The officer arched an eyebrow. “Now, how would you know that, Deputy? You just got here.”

“No, I just got
back
here from Orogrande,” Flack replied. “And I can tell you for a fact that John Prather, his kinfolk, and his friends aren't about to lay down their weapons and invite you inside.”

“Wasn't it your job to evict him?” the colonel asked, eyeing the very sturdy-looking rock house. Against light weapons it was a formidable defensive structure.

“It was,” Flack admitted. “But I didn't have enough manpower for a siege. Neither do you, from the looks of it, unless you plan to bring up some tanks and artillery pieces with reinforcements.”

“I'll be the judge of what's necessary here,” the colonel replied.

Flack shrugged. “Suit yourself, but if you start a war, I'll arrest you and your men.”

The colonel sneered. “You don't have jurisdiction over the United States Army.”

“Try me,” Flack replied, silently cursing at himself for jumping feetfirst into a brouhaha he'd been told by his boss to avoid.

The colonel looked Flack over and decided he wasn't bluffing. “What do you suggest?”

“Ask John Prather to parley with you and then decide what to do.” From what Flack had seen of the old man, he doubted a showdown with the army would faze him.

The colonel nodded a curt agreement and, using a handheld transistorized megaphone—a newly invented technological gizmo favored by the military and law enforcement—he called for John Prather to step outside the house.

Several minutes passed before the door opened and Prather appeared with a long gun in hand.

“John Prather, I'm Colonel Reinhart. I'm here to resolve this peaceably.”

“Well, Colonel, you can go straight to Hades. I will kill the first
man that steps through the door into my home. I'm staying here dead or alive.”

“Surely you don't mean that,” Reinhart replied.

“Get off my ranch,” Prather snapped. He stepped back inside and slammed the door just as the barrels of several rifles appeared in open windows.

“Shit!” Colonel Reinhart said under his breath.

“He doesn't parley very nicely, does he?” Flack noted, biting back additional sarcasm.

Reinhart looked around at the reporters eagerly awaiting the action and at his men patiently awaiting their orders. He glared at Flack. “Arrest Prather,” he ordered through clenched teeth.

“No can do,” Dave Flack replied with a winning smile. “It's your ball game now, Colonel. But watch out. You could wind up with egg on your face if you force a showdown.”
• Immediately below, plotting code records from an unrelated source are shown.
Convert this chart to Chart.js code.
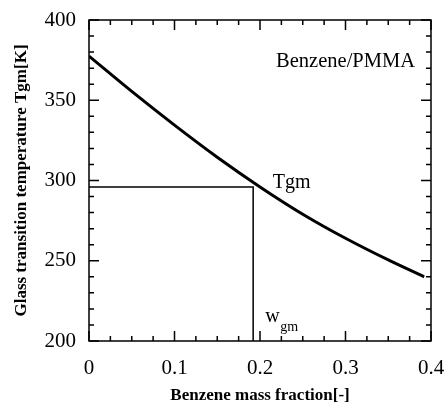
<!DOCTYPE html>
<html>
<head>
<meta charset="utf-8">
<script src="https://cdn.jsdelivr.net/npm/chart.js@4.4.1/dist/chart.umd.min.js"></script>
<style>
  html, body { margin: 0; padding: 0; background: #fff; }
  #wrap { width: 446px; height: 408px; }
</style>
</head>
<body>
<div id="wrap"><canvas id="tgChart" width="446" height="408"></canvas></div>
<script>
// Benzene/PMMA glass transition curve
const massFraction = [0, 0.05, 0.1, 0.15, 0.2, 0.25, 0.3, 0.35, 0.392];
const tgm = [377.5, 355.5, 334.5, 314.5, 296, 279, 264, 250.5, 240];

// Tgm guide lines
const wgm = 0.192;
const tgmPoint = 296;
const guideX = [0, wgm, wgm];
const guideY = [tgmPoint, tgmPoint, 200];

const xTicks = [0, 0.1, 0.2, 0.3, 0.4];
const yTicks = [200, 250, 300, 350, 400];

const serif = '"Liberation Serif", "DejaVu Serif", serif';

// inward ticks on all four sides + labels inside the plot
const framePlugin = {
  id: 'frame',
  afterDraw(chart) {
    const { ctx, chartArea: a, scales: { x, y } } = chart;
    ctx.save();
    ctx.strokeStyle = '#000';
    ctx.lineWidth = 1.5;
    ctx.strokeRect(a.left, a.top, a.right - a.left, a.bottom - a.top);

    ctx.beginPath();
    for (let v = 200; v <= 400; v += 10) {
      const py = y.getPixelForValue(v);
      const len = v % 50 === 0 ? 10 : 5;
      ctx.moveTo(a.left, py); ctx.lineTo(a.left + len, py);
      ctx.moveTo(a.right, py); ctx.lineTo(a.right - len, py);
    }
    for (let i = 0; i <= 16; i++) {
      const px = x.getPixelForValue(i * 0.025);
      const len = i % 4 === 0 ? 10 : 5;
      ctx.moveTo(px, a.bottom); ctx.lineTo(px, a.bottom - len);
      ctx.moveTo(px, a.top); ctx.lineTo(px, a.top + len);
    }
    ctx.stroke();

    ctx.fillStyle = '#000';
    ctx.textBaseline = 'alphabetic';
    ctx.font = '20.5px ' + serif;
    ctx.textAlign = 'right';
    ctx.fillText('Benzene/PMMA', a.right - 16, a.top + 47);

    ctx.textAlign = 'left';
    ctx.font = '20px ' + serif;
    ctx.fillText('Tgm', x.getPixelForValue(0.215), y.getPixelForValue(tgmPoint) + 1);

    const wx = x.getPixelForValue(wgm) + 12;
    ctx.font = '20px ' + serif;
    ctx.fillText('w', wx, a.bottom - 19);
    ctx.font = '14px ' + serif;
    ctx.fillText('gm', wx + 15, a.bottom - 10);
    ctx.restore();
  }
};

new Chart(document.getElementById('tgChart'), {
  type: 'scatter',
  data: {
    datasets: [
      {
        data: massFraction.map((v, i) => ({ x: v, y: tgm[i] })),
        showLine: true,
        borderColor: '#000',
        borderWidth: 3,
        pointRadius: 0,
        cubicInterpolationMode: 'monotone'
      },
      {
        data: guideX.map((v, i) => ({ x: v, y: guideY[i] })),
        showLine: true,
        borderColor: '#000',
        borderWidth: 1.5,
        pointRadius: 0,
        tension: 0
      }
    ]
  },
  plugins: [framePlugin],
  options: {
    responsive: false,
    animation: false,
    layout: { padding: { left: 0, right: 15, top: 20, bottom: 0 } },
    plugins: {
      legend: { display: false },
      tooltip: { enabled: false }
    },
    scales: {
      x: {
        type: 'linear',
        min: 0,
        max: 0.4,
        afterBuildTicks: s => { s.ticks = xTicks.map(v => ({ value: v })); },
        afterFit: s => { s.height = 67; s.paddingLeft = 0; s.paddingRight = 0; },
        grid: { display: false, drawTicks: false },
        border: { display: false },
        ticks: {
          color: '#000',
          padding: 15,
          font: { family: serif, size: 21 },
          callback: v => (v === 0 ? '0' : v.toFixed(1))
        },
        title: {
          display: true,
          text: 'Benzene mass fraction[-]',
          color: '#000',
          font: { family: serif, size: 17, weight: 'bold' },
          padding: { top: 4, bottom: 2 }
        }
      },
      y: {
        type: 'linear',
        min: 200,
        max: 400,
        afterBuildTicks: s => { s.ticks = yTicks.map(v => ({ value: v })); },
        afterFit: s => { s.width = 89; s.paddingTop = 0; s.paddingBottom = 0; },
        grid: { display: false, drawTicks: false },
        border: { display: false },
        ticks: {
          color: '#000',
          padding: 13,
          font: { family: serif, size: 21 }
        },
        title: {
          display: true,
          text: 'Glass transition temperature Tgm[K]',
          color: '#000',
          font: { family: serif, size: 17, weight: 'bold' },
          padding: { top: 11, bottom: 0 }
        }
      }
    }
  }
});
</script>
</body>
</html>
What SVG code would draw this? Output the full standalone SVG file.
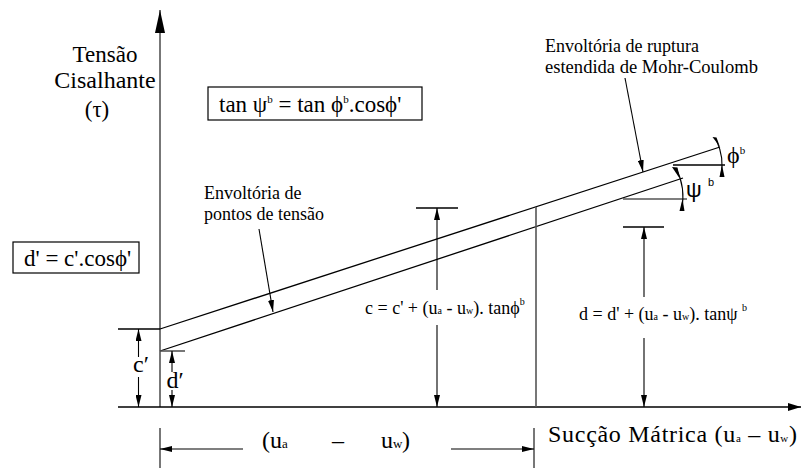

In a huff, Reinhart turned his back on Flack and had a hurried confab with his subordinates. After some back-and-forth hushed conversation, they climbed into their jeeps and left. As soon as they were out of sight, Flack told all the newsmen to leave pronto or be arrested.

“You can't do that,” Jack Flynn blustered.

“This is technically federal land until a judge says different, and you're trespassing,” Flack retorted.

“You'd arrest all of us?” Flynn scoffed.

“Yep, starting with you,” Flack said. He raised his voice to be heard over the grumblings. “You fellas got your story, so now get going.”